Mengapa Muslim Syiah berkabung atas Imam Husain as?
Sejak hari syahadah Imam Husain as, para pengikutnya memulai satu tradisi berkabung mengenang tragedi tersebut yang berlanjut sampai hari ini. Setiap tahun, ratusan juta Muslim Syiah, di samping banyak Muslim Sunni lainnya, bahkan banyak non-Muslim, berdukacita dan memperingati tragedi itu. Kami mengenang tragedi Imam Husain as untuk tetap menjaga dan menghidupkan pesannya. Kami menangisinya dalam rangka melestarikan nilai-nilai perjuangannya. Dengan berkabung ini, kita menyampaikan pesan bahwa pada dasarnya kita menolak ketidakadilan dalam segala bentuknya. Dengan berkabung ini pula, kita menunjukkan perjuangan untuk keadilan, kebebasan, martabat dan kehormatan manusia. Imam Husain as menyelamatkan agama Islam dari kejahatan Yazid dan dinastinya. Kami selamanya berhutang budi kepada perjuangan Imam Husain as. Kami berduka untuk beliau demi mengucapkan terima kasih atas upaya-upaya besarnya dan untuk menghargai pengorbanannya. Dengan berkabung atas Imam Husain as, kami mampu memurnikan jiwa dari dosa-dosa, ketidakadilan, dan keburukan. Asyura adalah masa berkabung yang memberikan kita kesempatan untuk lebih terhubung dengan Imam Husain as dan nilai-nilai perjuangannya, Asyura juga menjadi sarana untuk memperbaiki diri kita sendiri dan untuk mencapai kebaikan yang lebih tinggi. Dengan berkabung atas tragedi itu, kita mendorong diri kita untuk bekerja lebih keras demi menegakkan keadilan. Setiap air mata yang kita cucurkan adalah energi dan penguat yang akan memotivasi kita untuk bekerja siang dan malam demi tegaknya keadilan sosial, kukuhnya kepatuhan pada hukum-hukum Allah, dan untuk memenuhi kewajiban kita di dalam agama, moral dan etika.

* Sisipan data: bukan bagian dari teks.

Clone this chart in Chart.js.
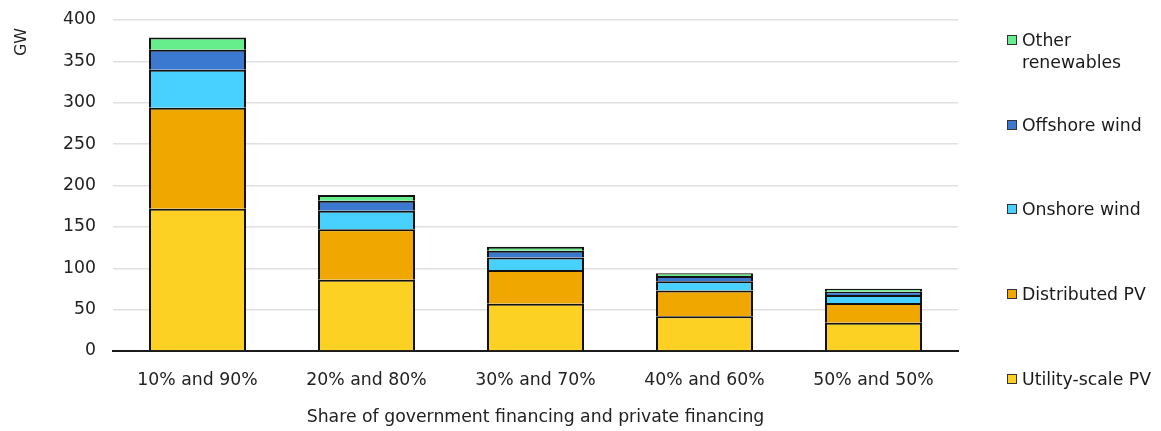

Sepanjang sejarah, berbagai kelompok masyarakat di dunia ini menyatakan duka cita atas tragedi Imam Husain as dengan cara budaya mereka sendiri, dan kami menghormati semua budaya itu. Selain memperingati tragedi Imam Husain as dan bagaimana mengambil hikmah dari ajaran-ajarannya, di berbagai belahan bumi, masyarakat juga mengadakan kajian spiritual dan forum pendidikan di bulan Muharram untuk mendiskusikan wacana spiritual, kekeluargaan dan isu sosial lainnya.